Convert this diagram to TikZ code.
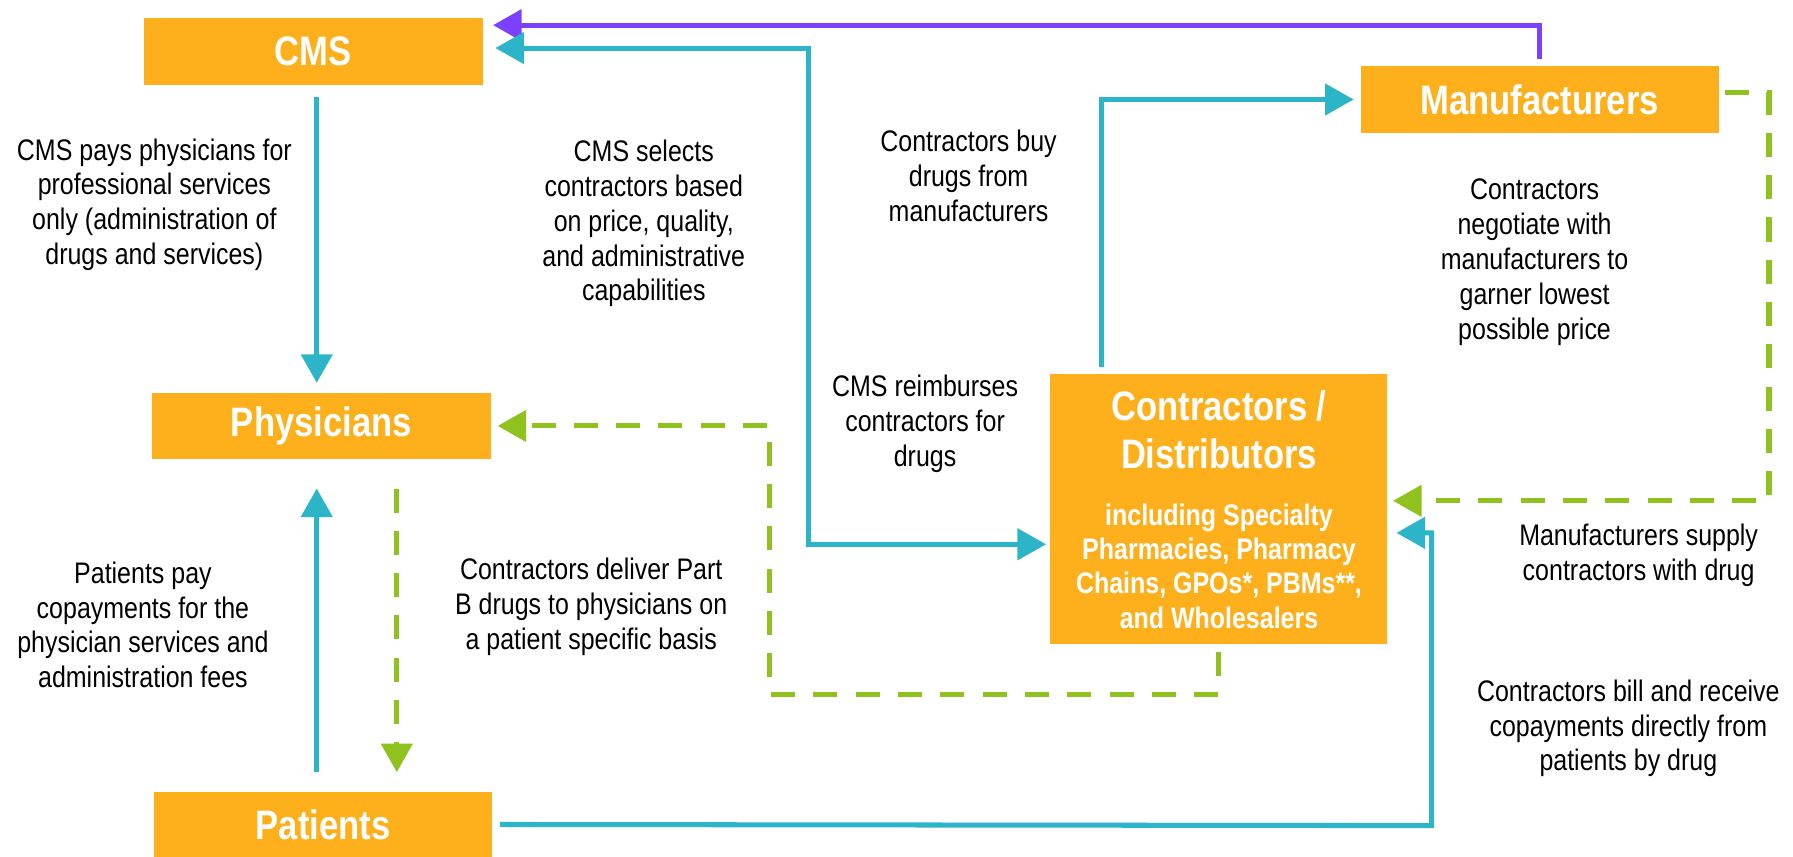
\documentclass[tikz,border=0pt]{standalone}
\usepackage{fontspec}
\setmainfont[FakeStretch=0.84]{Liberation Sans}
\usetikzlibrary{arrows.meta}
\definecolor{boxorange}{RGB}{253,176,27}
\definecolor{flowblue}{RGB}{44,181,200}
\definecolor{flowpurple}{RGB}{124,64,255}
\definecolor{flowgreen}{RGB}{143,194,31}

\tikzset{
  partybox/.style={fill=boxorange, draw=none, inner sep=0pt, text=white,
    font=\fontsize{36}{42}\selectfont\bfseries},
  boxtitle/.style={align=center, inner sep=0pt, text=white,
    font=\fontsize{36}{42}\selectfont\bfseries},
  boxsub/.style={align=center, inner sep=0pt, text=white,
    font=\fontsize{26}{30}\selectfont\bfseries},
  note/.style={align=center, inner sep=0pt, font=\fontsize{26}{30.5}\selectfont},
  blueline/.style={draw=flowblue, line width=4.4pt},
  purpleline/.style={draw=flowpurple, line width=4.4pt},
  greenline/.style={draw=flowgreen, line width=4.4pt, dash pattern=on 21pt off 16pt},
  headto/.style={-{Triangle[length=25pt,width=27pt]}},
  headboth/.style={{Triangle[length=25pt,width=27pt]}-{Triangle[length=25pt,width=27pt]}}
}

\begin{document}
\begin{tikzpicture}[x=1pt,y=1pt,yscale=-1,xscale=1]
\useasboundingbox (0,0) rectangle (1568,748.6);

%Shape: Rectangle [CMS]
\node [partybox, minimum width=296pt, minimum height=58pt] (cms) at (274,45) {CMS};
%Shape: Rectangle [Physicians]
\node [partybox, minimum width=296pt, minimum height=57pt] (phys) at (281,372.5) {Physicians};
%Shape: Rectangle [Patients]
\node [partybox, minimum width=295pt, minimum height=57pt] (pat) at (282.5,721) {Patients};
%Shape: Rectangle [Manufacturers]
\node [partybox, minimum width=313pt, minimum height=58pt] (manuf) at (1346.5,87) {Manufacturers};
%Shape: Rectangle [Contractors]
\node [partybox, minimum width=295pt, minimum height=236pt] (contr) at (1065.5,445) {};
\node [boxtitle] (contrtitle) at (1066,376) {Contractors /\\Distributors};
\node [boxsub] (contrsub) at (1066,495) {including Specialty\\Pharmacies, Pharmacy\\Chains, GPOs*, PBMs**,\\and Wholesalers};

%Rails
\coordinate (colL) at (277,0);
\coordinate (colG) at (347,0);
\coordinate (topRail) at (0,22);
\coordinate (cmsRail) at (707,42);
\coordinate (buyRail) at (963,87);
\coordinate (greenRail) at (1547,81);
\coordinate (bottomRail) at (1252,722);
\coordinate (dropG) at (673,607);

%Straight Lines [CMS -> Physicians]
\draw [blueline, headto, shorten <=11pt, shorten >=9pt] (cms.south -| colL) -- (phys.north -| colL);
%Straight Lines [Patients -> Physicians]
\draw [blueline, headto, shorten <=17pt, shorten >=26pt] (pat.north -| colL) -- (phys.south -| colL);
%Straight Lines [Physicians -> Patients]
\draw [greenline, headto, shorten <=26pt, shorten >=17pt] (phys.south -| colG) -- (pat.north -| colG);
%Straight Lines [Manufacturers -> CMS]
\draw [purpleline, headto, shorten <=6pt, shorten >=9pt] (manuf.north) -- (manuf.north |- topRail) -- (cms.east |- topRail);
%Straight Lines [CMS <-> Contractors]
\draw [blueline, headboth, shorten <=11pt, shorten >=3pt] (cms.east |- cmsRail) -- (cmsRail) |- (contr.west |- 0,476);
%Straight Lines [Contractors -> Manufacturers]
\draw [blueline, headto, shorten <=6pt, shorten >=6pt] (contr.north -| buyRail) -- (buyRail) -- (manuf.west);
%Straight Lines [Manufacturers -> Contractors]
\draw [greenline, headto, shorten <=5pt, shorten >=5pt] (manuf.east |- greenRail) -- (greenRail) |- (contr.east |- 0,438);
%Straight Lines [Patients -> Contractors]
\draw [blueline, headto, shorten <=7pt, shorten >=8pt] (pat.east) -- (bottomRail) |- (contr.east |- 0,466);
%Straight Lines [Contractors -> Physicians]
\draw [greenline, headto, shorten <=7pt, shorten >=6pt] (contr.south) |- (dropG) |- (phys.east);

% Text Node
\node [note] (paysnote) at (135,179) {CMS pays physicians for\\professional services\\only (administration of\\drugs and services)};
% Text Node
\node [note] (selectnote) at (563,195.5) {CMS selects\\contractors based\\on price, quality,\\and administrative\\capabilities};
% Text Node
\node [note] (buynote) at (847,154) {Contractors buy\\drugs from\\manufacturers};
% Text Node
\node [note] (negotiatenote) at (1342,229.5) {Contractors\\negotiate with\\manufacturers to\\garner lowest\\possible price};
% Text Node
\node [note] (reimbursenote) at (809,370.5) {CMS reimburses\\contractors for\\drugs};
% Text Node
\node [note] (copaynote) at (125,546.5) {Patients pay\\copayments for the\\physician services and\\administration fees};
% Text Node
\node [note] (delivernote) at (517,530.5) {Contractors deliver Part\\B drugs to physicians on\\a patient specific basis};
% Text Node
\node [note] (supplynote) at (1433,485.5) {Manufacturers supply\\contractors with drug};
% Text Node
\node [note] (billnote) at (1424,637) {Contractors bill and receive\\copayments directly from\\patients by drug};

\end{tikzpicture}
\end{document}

···

What is asked.
The listing above must be printed again exactly, minus its pictures.

The solution.
Convert this diagram to TikZ code.
\documentclass[tikz,border=0pt]{standalone}
\usepackage{fontspec}
\setmainfont[FakeStretch=0.84]{Liberation Sans}
\usetikzlibrary{arrows.meta}
\definecolor{boxorange}{RGB}{253,176,27}
\definecolor{flowblue}{RGB}{44,181,200}
\definecolor{flowpurple}{RGB}{124,64,255}
\definecolor{flowgreen}{RGB}{143,194,31}

\tikzset{
  partybox/.style={fill=boxorange, draw=none, inner sep=0pt, text=white,
    font=\fontsize{36}{42}\selectfont\bfseries},
  boxtitle/.style={align=center, inner sep=0pt, text=white,
    font=\fontsize{36}{42}\selectfont\bfseries},
  boxsub/.style={align=center, inner sep=0pt, text=white,
    font=\fontsize{26}{30}\selectfont\bfseries},
  note/.style={align=center, inner sep=0pt, font=\fontsize{26}{30.5}\selectfont},
  blueline/.style={draw=flowblue, line width=4.4pt},
  purpleline/.style={draw=flowpurple, line width=4.4pt},
  greenline/.style={draw=flowgreen, line width=4.4pt, dash pattern=on 21pt off 16pt},
  headto/.style={-{Triangle[length=25pt,width=27pt]}},
  headboth/.style={{Triangle[length=25pt,width=27pt]}-{Triangle[length=25pt,width=27pt]}}
}

\begin{document}
\begin{tikzpicture}[x=1pt,y=1pt,yscale=-1,xscale=1]
\useasboundingbox (0,0) rectangle (1568,748.6);

%Shape: Rectangle [CMS]
\node [partybox, minimum width=296pt, minimum height=58pt] (cms) at (274,45) {CMS};
%Shape: Rectangle [Physicians]
\node [partybox, minimum width=296pt, minimum height=57pt] (phys) at (281,372.5) {Physicians};
%Shape: Rectangle [Patients]
\node [partybox, minimum width=295pt, minimum height=57pt] (pat) at (282.5,721) {Patients};
%Shape: Rectangle [Manufacturers]
\node [partybox, minimum width=313pt, minimum height=58pt] (manuf) at (1346.5,87) {Manufacturers};
%Shape: Rectangle [Contractors]
\node [partybox, minimum width=295pt, minimum height=236pt] (contr) at (1065.5,445) {};
\node [boxtitle] (contrtitle) at (1066,376) {Contractors /\\Distributors};
\node [boxsub] (contrsub) at (1066,495) {including Specialty\\Pharmacies, Pharmacy\\Chains, GPOs*, PBMs**,\\and Wholesalers};

%Rails
\coordinate (colL) at (277,0);
\coordinate (colG) at (347,0);
\coordinate (topRail) at (0,22);
\coordinate (cmsRail) at (707,42);
\coordinate (buyRail) at (963,87);
\coordinate (greenRail) at (1547,81);
\coordinate (bottomRail) at (1252,722);
\coordinate (dropG) at (673,607);

%Straight Lines [CMS -> Physicians]
\draw [blueline, headto, shorten <=11pt, shorten >=9pt] (cms.south -| colL) -- (phys.north -| colL);
%Straight Lines [Patients -> Physicians]
\draw [blueline, headto, shorten <=17pt, shorten >=26pt] (pat.north -| colL) -- (phys.south -| colL);
%Straight Lines [Physicians -> Patients]
\draw [greenline, headto, shorten <=26pt, shorten >=17pt] (phys.south -| colG) -- (pat.north -| colG);
%Straight Lines [Manufacturers -> CMS]
\draw [purpleline, headto, shorten <=6pt, shorten >=9pt] (manuf.north) -- (manuf.north |- topRail) -- (cms.east |- topRail);
%Straight Lines [CMS <-> Contractors]
\draw [blueline, headboth, shorten <=11pt, shorten >=3pt] (cms.east |- cmsRail) -- (cmsRail) |- (contr.west |- 0,476);
%Straight Lines [Contractors -> Manufacturers]
\draw [blueline, headto, shorten <=6pt, shorten >=6pt] (contr.north -| buyRail) -- (buyRail) -- (manuf.west);
%Straight Lines [Manufacturers -> Contractors]
\draw [greenline, headto, shorten <=5pt, shorten >=5pt] (manuf.east |- greenRail) -- (greenRail) |- (contr.east |- 0,438);
%Straight Lines [Patients -> Contractors]
\draw [blueline, headto, shorten <=7pt, shorten >=8pt] (pat.east) -- (bottomRail) |- (contr.east |- 0,466);
%Straight Lines [Contractors -> Physicians]
\draw [greenline, headto, shorten <=7pt, shorten >=6pt] (contr.south) |- (dropG) |- (phys.east);

% Text Node
\node [note] (paysnote) at (135,179) {CMS pays physicians for\\professional services\\only (administration of\\drugs and services)};
% Text Node
\node [note] (selectnote) at (563,195.5) {CMS selects\\contractors based\\on price, quality,\\and administrative\\capabilities};
% Text Node
\node [note] (buynote) at (847,154) {Contractors buy\\drugs from\\manufacturers};
% Text Node
\node [note] (negotiatenote) at (1342,229.5) {Contractors\\negotiate with\\manufacturers to\\garner lowest\\possible price};
% Text Node
\node [note] (reimbursenote) at (809,370.5) {CMS reimburses\\contractors for\\drugs};
% Text Node
\node [note] (copaynote) at (125,546.5) {Patients pay\\copayments for the\\physician services and\\administration fees};
% Text Node
\node [note] (delivernote) at (517,530.5) {Contractors deliver Part\\B drugs to physicians on\\a patient specific basis};
% Text Node
\node [note] (supplynote) at (1433,485.5) {Manufacturers supply\\contractors with drug};
% Text Node
\node [note] (billnote) at (1424,637) {Contractors bill and receive\\copayments directly from\\patients by drug};

\end{tikzpicture}
\end{document}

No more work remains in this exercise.